> _What you should do_:
Scan the lines below for the string "this" and copy every one that has it.

[Entries with chart source code]
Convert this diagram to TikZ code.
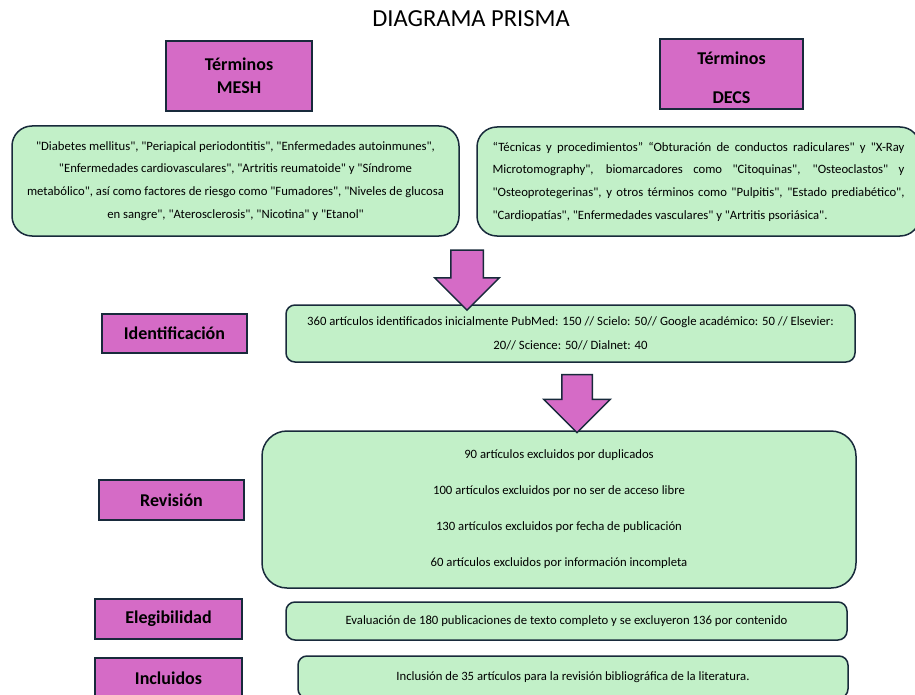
\documentclass[tikz,border=0pt]{standalone}
\usepackage{fontspec}
\setmainfont{Carlito}[Ligatures=TeXOff]
\usetikzlibrary{shapes.arrows}
\definecolor{orquidea}{HTML}{D56BC6}
\definecolor{verdeclaro}{HTML}{C2F0C8}
\definecolor{borde}{HTML}{182A3B}
\begin{document}
\begin{tikzpicture}
	[x=1pt,y=-1pt,
	etiqueta/.style={draw=borde,line width=1.8pt,fill=orquidea,
		font=\fontsize{18}{21}\selectfont\bfseries,inner sep=0pt,align=center},
	cuadro/.style={draw=borde,line width=1.5pt,fill=verdeclaro,
		rounded corners=9pt,font=\fontsize{12.7}{24}\selectfont,inner sep=0pt,align=center},
	flecha/.style={draw=borde,line width=1.5pt,fill=orquidea,single arrow,
		shape border rotate=270,single arrow tip angle=90,inner ysep=0pt}]
	\useasboundingbox (0,0) rectangle (915,695);
	\node[font=\fontsize{24.5}{28}\selectfont] (titulo) at (471,19) {DIAGRAMA PRISMA};
	% terminos
	\node[etiqueta,minimum width=146pt,minimum height=70pt,
		font=\fontsize{18}{23}\selectfont\bfseries] (mesh) at (239,76) {Términos\\MESH};
	\node[etiqueta,minimum width=143pt,minimum height=70pt,
		label={[font=\fontsize{18}{39}\selectfont\bfseries,align=center,yshift=-3.5pt]center:Términos\\DECS}] (decs) at (731.5,74) {};
	\node[cuadro,rounded corners=20pt,minimum width=447pt,minimum height=110pt,
		font=\fontsize{12.7}{22.7}\selectfont] (listamesh) at (235.5,181)
		{"Diabetes mellitus", "Periapical periodontitis", "Enfermedades autoinmunes",\\
		"Enfermedades cardiovasculares", "Artritis reumatoide" y "Síndrome\\
		metabólico", así como factores de riesgo como "Fumadores", "Niveles de glucosa\\
		en sangre", "Aterosclerosis", "Nicotina" y "Etanol"};
	\node[cuadro,rounded corners=20pt,minimum width=443pt,minimum height=109pt,
		text width=412pt,align=justify,font=\fontsize{12.7}{22.7}\selectfont] (listadecs) at (698.5,181.5)
		{“Técnicas y procedimientos” “Obturación de conductos radiculares" y "X-Ray\linebreak
		Microtomography", biomarcadores como "Citoquinas", "Osteoclastos" y\linebreak
		"Osteoprotegerinas", y otros términos como "Pulpitis", "Estado prediabético",\linebreak
		"Cardiopatías", "Enfermedades vasculares" y "Artritis psoriásica".};
	% fases
	\node[etiqueta,minimum width=145pt,minimum height=39pt] (ident) at (174.5,333.5) {Identificación};
	\node[etiqueta,minimum width=145pt,minimum height=40pt] (revis) at (171.5,500) {Revisión};
	\node[etiqueta,minimum width=147pt,minimum height=40pt] (eleg) at (168.5,619) {Elegibilidad};
	\node[etiqueta,minimum width=147pt,minimum height=40pt] (incl) at (168.5,678) {Incluidos};
	% cuadros
	\node[cuadro,minimum width=569pt,minimum height=57pt] (identtxt) at (570.5,333.5)
		{360 artículos identificados inicialmente PubMed: 150 // Scielo: 50// Google académico: 50 // Elsevier:\\
		20// Science: 50// Dialnet: 40};
	\node[cuadro,rounded corners=25pt,minimum width=594pt,minimum height=157pt,
		font=\fontsize{12.7}{36}\selectfont] (revistxt) at (559,509.5)
		{90 artículos excluidos por duplicados\\
		100 artículos excluidos por no ser de acceso libre\\
		130 artículos excluidos por fecha de publicación\\
		60 artículos excluidos por información incompleta};
	\node[cuadro,minimum width=561pt,minimum height=38pt] (elegtxt) at (566.5,621)
		{Evaluación de 180 publicaciones de texto completo y se excluyeron 136 por contenido};
	\node[cuadro,minimum width=550pt,minimum height=42pt] (incltxt) at (573,677)
		{Inclusión de 35 artículos para la revisión bibliográfica de la literatura.};
	% flechas
	\node[flecha,inner xsep=15.5pt,single arrow head extend=16pt,minimum height=60pt] (flechaA) at (467,272) {};
	\node[flecha,inner xsep=14.5pt,single arrow head extend=18pt,minimum height=58pt] (flechaB) at (577,396) {};
\end{tikzpicture}
\end{document}
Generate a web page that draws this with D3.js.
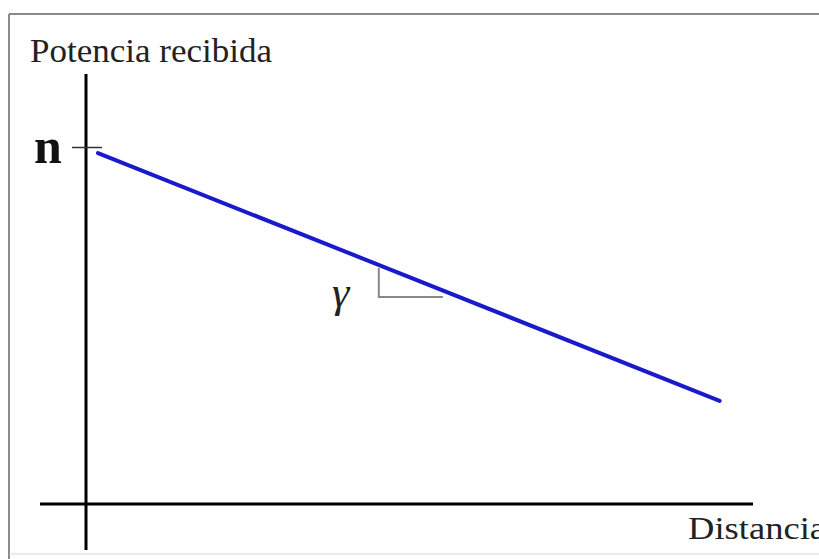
<!DOCTYPE html>
<html><head><meta charset="utf-8">
<script src="https://cdn.jsdelivr.net/npm/d3@7"></script>
<style>html,body{margin:0;padding:0;background:#fff;overflow:hidden}</style>
</head><body>
<svg id="chart" width="819" height="559"></svg>
<script>
// Data (arbitrary units: distance 0..100, power 0..100)
const lineDistance = [1.8, 95.0];
const linePower = [98.3, 28.9];
const tickPowerValues = [100];
const tickLabels = ["n"];
const slopeDistance = [43.9, 43.9, 53.5];
const slopePower = [66.1, 58.0, 58.0];
const yTitle = "Potencia recibida";
const xTitle = "Distancia";
const slopeLabel = "γ";

const svg = d3.select("#chart");
const x = d3.scaleLinear().domain([0, 100]).range([86, 753]);
const y = d3.scaleLinear().domain([0, 100]).range([504, 147]);

// frame
svg.append("line").attr("x1", 9).attr("x2", 819).attr("y1", 14).attr("y2", 14)
  .attr("stroke", "#8a8a8a").attr("stroke-width", 2);
svg.append("line").attr("x1", 9).attr("x2", 9).attr("y1", 14).attr("y2", 559)
  .attr("stroke", "#8a8a8a").attr("stroke-width", 2);
svg.append("line").attr("x1", 9).attr("x2", 819).attr("y1", 554).attr("y2", 554)
  .attr("stroke", "#d8d8d8").attr("stroke-width", 1);

// axes
svg.append("line").attr("x1", x(0)).attr("x2", x(0)).attr("y1", 74).attr("y2", 550)
  .attr("stroke", "#000").attr("stroke-width", 3);
svg.append("line").attr("x1", 40).attr("x2", x(100)).attr("y1", y(0)).attr("y2", y(0))
  .attr("stroke", "#000").attr("stroke-width", 3);

// tick on y axis
const yAxis = d3.axisLeft(y).tickValues(tickPowerValues).tickFormat(() => "").tickSize(14).tickSizeOuter(0);
const ga = svg.append("g").attr("transform", `translate(${x(0)},0)`).call(yAxis);
ga.select(".domain").remove();
ga.selectAll(".tick line").attr("x2", -14).attr("x1", 16).attr("stroke", "#333").attr("stroke-width", 1.5);

svg.selectAll("text.tl").data(tickLabels).enter().append("text")
  .attr("class", "tl")
  .attr("x", 34).attr("y", (d, i) => y(tickPowerValues[i]) + 16)
  .attr("font-family", "Liberation Serif, serif").attr("font-weight", "bold")
  .attr("font-size", 50).attr("fill", "#111").text(d => d);

// main line
const pts = lineDistance.map((d, i) => [d, linePower[i]]);
svg.append("path").datum(pts)
  .attr("d", d3.line().x(d => x(d[0])).y(d => y(d[1])))
  .attr("fill", "none").attr("stroke", "#1a1acc").attr("stroke-width", 4)
  .attr("stroke-linecap", "round");

// slope triangle
const tri = slopeDistance.map((d, i) => [d, slopePower[i]]);
svg.append("path").datum(tri)
  .attr("d", d3.line().x(d => x(d[0])).y(d => y(d[1])))
  .attr("fill", "none").attr("stroke", "#888").attr("stroke-width", 2);

svg.append("text").attr("x", 332).attr("y", 307)
  .attr("font-family", "Liberation Serif, serif").attr("font-style", "italic")
  .attr("font-size", 44).attr("fill", "#222").text(slopeLabel);

// titles
svg.append("text").attr("x", 30).attr("y", 62)
  .attr("font-family", "Liberation Serif, serif")
  .attr("font-size", 33).attr("textLength", 242).attr("lengthAdjust", "spacingAndGlyphs")
  .attr("fill", "#222").text(yTitle);
svg.append("text").attr("x", 688).attr("y", 539)
  .attr("font-family", "Liberation Serif, serif")
  .attr("font-size", 32).attr("textLength", 138).attr("lengthAdjust", "spacingAndGlyphs")
  .attr("fill", "#222").text(xTitle);
</script>
</body></html>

> _Answer below_:
Convert this diagram to TikZ code.
Generate a web page that draws this with D3.js.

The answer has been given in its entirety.